Attempts to fulfill the feminized dress codes pushed by management often only served to make the workers uncomfortable — something that trickled down to how clients viewed them. “I was fat, and hairy, and 10+ years older than most of the other workers… and not gender-conforming,” Jody, who used to work at a massage parlor, tells Bustle. “The cattle calls (where workers are paraded in front of a client for them to choose who to book) were pretty awful, but once I got a customer, they tended to ask for me again.” Jody was encouraged to dress similarly to their coworkers, in overtly femme clothes. “Some of us wore lingerie, some went with the Daisy Duke look...Well, I feel ridiculous in any of that, and I'm sure I looked uncomfortable as f*ck. That didn't help me pull many johns in the cattle call, and the constant discomfort is most of why I didn't last long there.”

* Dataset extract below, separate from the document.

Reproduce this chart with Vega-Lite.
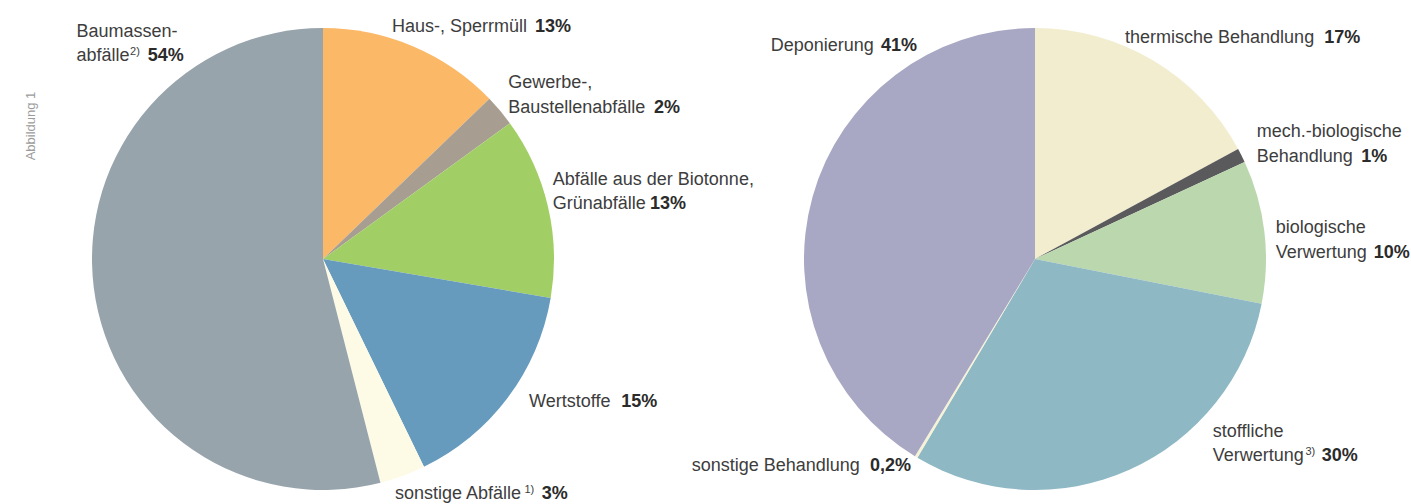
{
  "$schema": "https://vega.github.io/schema/vega-lite/v6.json",
  "autosize": {"type": "none"},
  "padding": {"left": 46, "top": 14, "right": 0, "bottom": 0},
  "width": 1365,
  "height": 490,
  "background": "white",
  "config": {"view": {"stroke": null}, "text": {"font": "Liberation Sans", "fontSize": 18, "color": "#3d3d3d", "align": "left", "baseline": "alphabetic", "radius": 231, "lineHeight": 24.5, "lineBreak": "\n"}},
  "title": {"text": "Abbildung 1", "orient": "left", "anchor": "middle", "dx": 133, "offset": 8, "font": "Liberation Sans", "fontSize": 13, "fontWeight": "normal", "color": "#9b9b9b"},
  "data": {"values": [
    {"pie": "A", "key": "haus", "name": "Haus-, Sperrmüll", "value": 12.8, "pct": "13%", "note": ""},
    {"pie": "A", "key": "gew", "name": "Gewerbe-,\nBaustellenabfälle", "value": 2.2, "pct": "2%", "note": ""},
    {"pie": "A", "key": "bio", "name": "Abfälle aus der Biotonne,\nGrünabfälle", "value": 12.7, "pct": "13%", "note": ""},
    {"pie": "A", "key": "wert", "name": "Wertstoffe", "value": 15.1, "pct": "15%", "note": ""},
    {"pie": "A", "key": "sonst", "name": "sonstige Abfälle", "value": 3.2, "pct": "3%", "note": "1)"},
    {"pie": "A", "key": "baum", "name": "Baumassen-\nabfälle", "value": 54.0, "pct": "54%", "note": "2)"},
    {"pie": "B", "key": "therm", "name": "thermische Behandlung", "value": 17.1, "pct": "17%", "note": ""},
    {"pie": "B", "key": "mech", "name": "mech.-biologische\nBehandlung", "value": 1.0, "pct": "1%", "note": ""},
    {"pie": "B", "key": "bioB", "name": "biologische\nVerwertung", "value": 10.0, "pct": "10%", "note": ""},
    {"pie": "B", "key": "stoff", "name": "stoffliche\nVerwertung", "value": 30.4, "pct": "30%", "note": "3)"},
    {"pie": "B", "key": "sonstB", "name": "sonstige Behandlung", "value": 0.2, "pct": "0,2%", "note": ""},
    {"pie": "B", "key": "depo", "name": "Deponierung", "value": 41.3, "pct": "41%", "note": ""}
  ]},
  "transform": [
    {"stack": "value", "groupby": ["pie"], "as": ["s0", "s1"]},
    {"calculate": "(datum.s0 + datum.s1) / 2", "as": "mid"}
  ],
  "encoding": {
    "x": {"field": "pie", "type": "nominal", "axis": null, "scale": {"type": "point", "domain": ["A", "B"], "padding": 0.458567, "align": 0.424196}}
  },
  "layer": [
    {
      "mark": {"type": "arc", "outerRadius": 231},
      "encoding": {
        "theta": {"field": "s0", "type": "quantitative", "scale": {"domain": [0, 100]}},
        "theta2": {"field": "s1"},
        "color": {"field": "key", "type": "nominal", "legend": null,
          "scale": {"domain": ["haus", "gew", "bio", "wert", "sonst", "baum", "therm", "mech", "bioB", "stoff", "sonstB", "depo"],
                    "range": ["#fbb866", "#a89d91", "#a2cf65", "#679bbd", "#fdfbe5", "#98a4ac", "#f2edcf", "#5a595b", "#bad7ae", "#8fb8c5", "#f6f2d6", "#a9a8c4"]}}
      }
    },
    {"transform": [{"filter": "datum.key === 'haus'"}], "mark": {"type": "text", "dx": -21.4, "dy": -14.9}, "encoding": {"theta": {"field": "mid", "type": "quantitative", "stack": null}, "text": {"field": "name"}}},
    {"transform": [{"filter": "datum.key === 'haus'"}], "mark": {"type": "text", "dx": 121.6, "dy": -14.9, "fontWeight": "bold", "color": "#2b2b2b"}, "encoding": {"theta": {"field": "mid", "type": "quantitative", "stack": null}, "text": {"field": "pct"}}},
    {"transform": [{"filter": "datum.key === 'gew'"}], "mark": {"type": "text", "dx": 8.2, "dy": -22.4}, "encoding": {"theta": {"field": "mid", "type": "quantitative", "stack": null}, "text": {"field": "name"}}},
    {"transform": [{"filter": "datum.key === 'gew'"}], "mark": {"type": "text", "dx": 153.9, "dy": 2.1, "fontWeight": "bold", "color": "#2b2b2b"}, "encoding": {"theta": {"field": "mid", "type": "quantitative", "stack": null}, "text": {"field": "pct"}}},
    {"transform": [{"filter": "datum.key === 'bio'"}], "mark": {"type": "text", "dx": 4.8, "dy": -21.5}, "encoding": {"theta": {"field": "mid", "type": "quantitative", "stack": null}, "text": {"field": "name"}}},
    {"transform": [{"filter": "datum.key === 'bio'"}], "mark": {"type": "text", "dx": 102.1, "dy": 3.0, "fontWeight": "bold", "color": "#2b2b2b"}, "encoding": {"theta": {"field": "mid", "type": "quantitative", "stack": null}, "text": {"field": "pct"}}},
    {"transform": [{"filter": "datum.key === 'wert'"}], "mark": {"type": "text", "dx": 21.3, "dy": 9.3}, "encoding": {"theta": {"field": "mid", "type": "quantitative", "stack": null}, "text": {"field": "name"}}},
    {"transform": [{"filter": "datum.key === 'wert'"}], "mark": {"type": "text", "dx": 113.6, "dy": 9.3, "fontWeight": "bold", "color": "#2b2b2b"}, "encoding": {"theta": {"field": "mid", "type": "quantitative", "stack": null}, "text": {"field": "pct"}}},
    {"transform": [{"filter": "datum.key === 'sonst'"}], "mark": {"type": "text", "dx": -7.6, "dy": 23.4}, "encoding": {"theta": {"field": "mid", "type": "quantitative", "stack": null}, "text": {"field": "name"}}},
    {"transform": [{"filter": "datum.key === 'sonst'"}], "mark": {"type": "text", "dx": 121.8, "dy": 17.4, "fontSize": 11}, "encoding": {"theta": {"field": "mid", "type": "quantitative", "stack": null}, "text": {"field": "note"}}},
    {"transform": [{"filter": "datum.key === 'sonst'"}], "mark": {"type": "text", "dx": 139.2, "dy": 23.4, "fontWeight": "bold", "color": "#2b2b2b"}, "encoding": {"theta": {"field": "mid", "type": "quantitative", "stack": null}, "text": {"field": "pct"}}},
    {"transform": [{"filter": "datum.key === 'baum'"}], "mark": {"type": "text", "dx": -17.3, "dy": -251.4}, "encoding": {"theta": {"field": "mid", "type": "quantitative", "stack": null}, "text": {"field": "name"}}},
    {"transform": [{"filter": "datum.key === 'baum'"}], "mark": {"type": "text", "dx": 36.2, "dy": -232.9, "fontSize": 11}, "encoding": {"theta": {"field": "mid", "type": "quantitative", "stack": null}, "text": {"field": "note"}}},
    {"transform": [{"filter": "datum.key === 'baum'"}], "mark": {"type": "text", "dx": 53.9, "dy": -226.9, "fontWeight": "bold", "color": "#2b2b2b"}, "encoding": {"theta": {"field": "mid", "type": "quantitative", "stack": null}, "text": {"field": "pct"}}},
    {"transform": [{"filter": "datum.key === 'therm'"}], "mark": {"type": "text", "dx": -28.2, "dy": -17.2}, "encoding": {"theta": {"field": "mid", "type": "quantitative", "stack": null}, "text": {"field": "name"}}},
    {"transform": [{"filter": "datum.key === 'therm'"}], "mark": {"type": "text", "dx": 171.1, "dy": -17.2, "fontWeight": "bold", "color": "#2b2b2b"}, "encoding": {"theta": {"field": "mid", "type": "quantitative", "stack": null}, "text": {"field": "pct"}}},
    {"transform": [{"filter": "datum.key === 'mech'"}], "mark": {"type": "text", "dx": 15.2, "dy": -18.1}, "encoding": {"theta": {"field": "mid", "type": "quantitative", "stack": null}, "text": {"field": "name"}}},
    {"transform": [{"filter": "datum.key === 'mech'"}], "mark": {"type": "text", "dx": 119.8, "dy": 6.4, "fontWeight": "bold", "color": "#2b2b2b"}, "encoding": {"theta": {"field": "mid", "type": "quantitative", "stack": null}, "text": {"field": "pct"}}},
    {"transform": [{"filter": "datum.key === 'bioB'"}], "mark": {"type": "text", "dx": 11.3, "dy": 1.8}, "encoding": {"theta": {"field": "mid", "type": "quantitative", "stack": null}, "text": {"field": "name"}}},
    {"transform": [{"filter": "datum.key === 'bioB'"}], "mark": {"type": "text", "dx": 109.3, "dy": 26.3, "fontWeight": "bold", "color": "#2b2b2b"}, "encoding": {"theta": {"field": "mid", "type": "quantitative", "stack": null}, "text": {"field": "pct"}}},
    {"transform": [{"filter": "datum.key === 'stoff'"}], "mark": {"type": "text", "dx": 83.3, "dy": -33.1}, "encoding": {"theta": {"field": "mid", "type": "quantitative", "stack": null}, "text": {"field": "name"}}},
    {"transform": [{"filter": "datum.key === 'stoff'"}], "mark": {"type": "text", "dx": 176.1, "dy": -14.6, "fontSize": 11}, "encoding": {"theta": {"field": "mid", "type": "quantitative", "stack": null}, "text": {"field": "note"}}},
    {"transform": [{"filter": "datum.key === 'stoff'"}], "mark": {"type": "text", "dx": 192.4, "dy": -8.6, "fontWeight": "bold", "color": "#2b2b2b"}, "encoding": {"theta": {"field": "mid", "type": "quantitative", "stack": null}, "text": {"field": "pct"}}},
    {"transform": [{"filter": "datum.key === 'sonstB'"}], "mark": {"type": "text", "dx": -224.5, "dy": 13.9}, "encoding": {"theta": {"field": "mid", "type": "quantitative", "stack": null}, "text": {"field": "name"}}},
    {"transform": [{"filter": "datum.key === 'sonstB'"}], "mark": {"type": "text", "dx": -46.2, "dy": 13.9, "fontWeight": "bold", "color": "#2b2b2b"}, "encoding": {"theta": {"field": "mid", "type": "quantitative", "stack": null}, "text": {"field": "pct"}}},
    {"transform": [{"filter": "datum.key === 'depo'"}], "mark": {"type": "text", "dx": -41.9, "dy": -146}, "encoding": {"theta": {"field": "mid", "type": "quantitative", "stack": null}, "text": {"field": "name"}}},
    {"transform": [{"filter": "datum.key === 'depo'"}], "mark": {"type": "text", "dx": 68.4, "dy": -146, "fontWeight": "bold", "color": "#2b2b2b"}, "encoding": {"theta": {"field": "mid", "type": "quantitative", "stack": null}, "text": {"field": "pct"}}}
  ]
}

I didn’t last long at that dominatrix house either — I left after a month. In 14 years of sex work, I never let a manager tell me how to dress again, finding my niche far more successfully as the kinky nerd girl next door. It’s unfortunate that an industry that could so easily market to the wide diversity of personas and styles that people find attractive instead chooses over and over again to create dress codes that smother our individuality — and then penalizes us when our conformity is not up to par. Despite there being financial incentives to encouraging employees to dress in ways that make them feel comfortable and express themselves, many managers in the adult industry are stuck in the past, focused on archetypes that are tired and out of date. Often, industry bosses are still older white straight men, and whether it’s an office or a dungeon, their ideas of what a “sexy” woman should look like still keeps us all shackled.